According to this view, we are challenged to rise above our normal Christian experience, and rather than operating from a worldly perspective (“living by sight”), we should conduct our lives and make our decisions based upon our faith and trust in the God and his Word. There is nothing wrong with this idea in and of itself. It is theologically accurate to say and to insist that the Christian must always seek to live by faith and trust in God and his promises, and not be motivated by only what he or she can see and hear in their present circumstances.
The problem is that this is not what the text says, nor what it means. Paul is not commanding the Corinthians to “live by faith”; he is making a statement: the Corinthians are living by faith.
Our text is also popular in the Word of Faith movement, which I won’t take time to describe at this point. Another popular TV preacher in that movement, Frederick Price, closes every sermon by citing 2 Cor 5:7.
But in all these instances, this text has been stripped of its context and a new meaning assigned to it. Paul is not saying that we “should live by faith” or that we “ought to live by faith.” No, he directly and unequivocally says that we, all believers, do, in fact, live by faith. But why does Paul make this statement?
Verse 7 is rightly understood to be a parenthesis in the thought of verses 6–8.
(6) Therefore we are always confident and know that as long as we are at home in the body we are away from the Lord. (7) For we live by faith, not by sight. (8) We are confident, I say, and would prefer to be away from the body and at home with the Lord.
Let us go back for a moment to the beginning of chapter 5 in order to get the broader context. Paul begins in verse 1 by explaining what happens to a believer who dies, “if the earthly tent we live in is destroyed.” Fortunately, Paul says, we can look forward to a resurrection body, “a building from God, an eternal house in heaven, not built by human hands.” But until then “we groan” (verse 2), knowing that our present bodies are subject to ailments, injury, and disability. And since we know that “as long as we are at home in the body we are away [in a spatial sense] from the Lord” (verse 6), we “would prefer to be away from the body and at home with the Lord” (v. 8). All believers here on earth are presently “away from the Lord” in the sense Paul means in verse 6.

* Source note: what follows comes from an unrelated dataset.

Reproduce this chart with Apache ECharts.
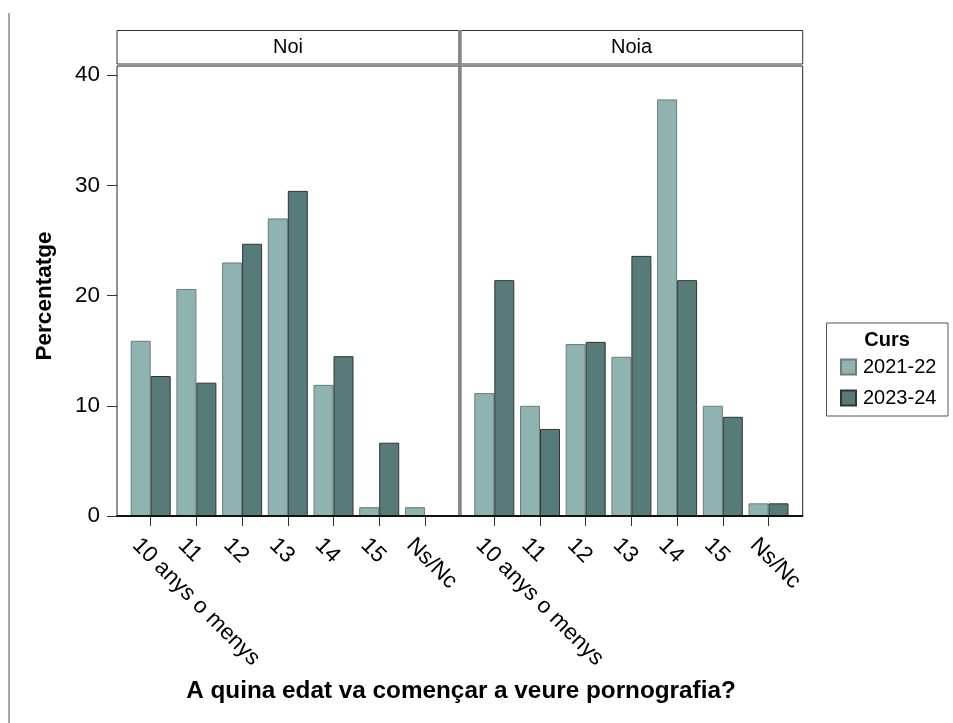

But Paul’s reasoning in verses 6 and 8 could leave the wrong impression. That’s why he interrupts verse 6 with 7 before he completes his thought in verse 8. The “for” that begins verse 7 is what the standard Greek dictionary (BDAG) calls a “marker of clarification.” One could easily take Paul’s statement in v. 6 to mean that since believers are presently “away from the Lord,” they enjoy no fellowship with him at all. But, of course, that is absolutely false, for, you see, Paul says (verse 7), “we presently live in the realm of faith ["by faith"], not in the realm of sight.” Paul is contrasting actually seeing the Lord (“at home with the Lord”) with our present experience of believing in the Lord without seeing him (“away from the Lord”). For now believers “live in the realm of faith,” trusting in the Lord whom they have not seen, but one day they will “live in the realm of sight.” This is same sort of contrast we see in John 20:29 and 1 Peter 1:8.
So although we are presently “away from the Lord,” this does not mean that we are cutoff from fellowship with the Lord. But for now we live “in the realm of faith,” which is no hindrance to communion with our Savior, though truly we look forward to the day when we will live “by sight.” Then, as the hymn writer puts it, our “faith shall be sight.”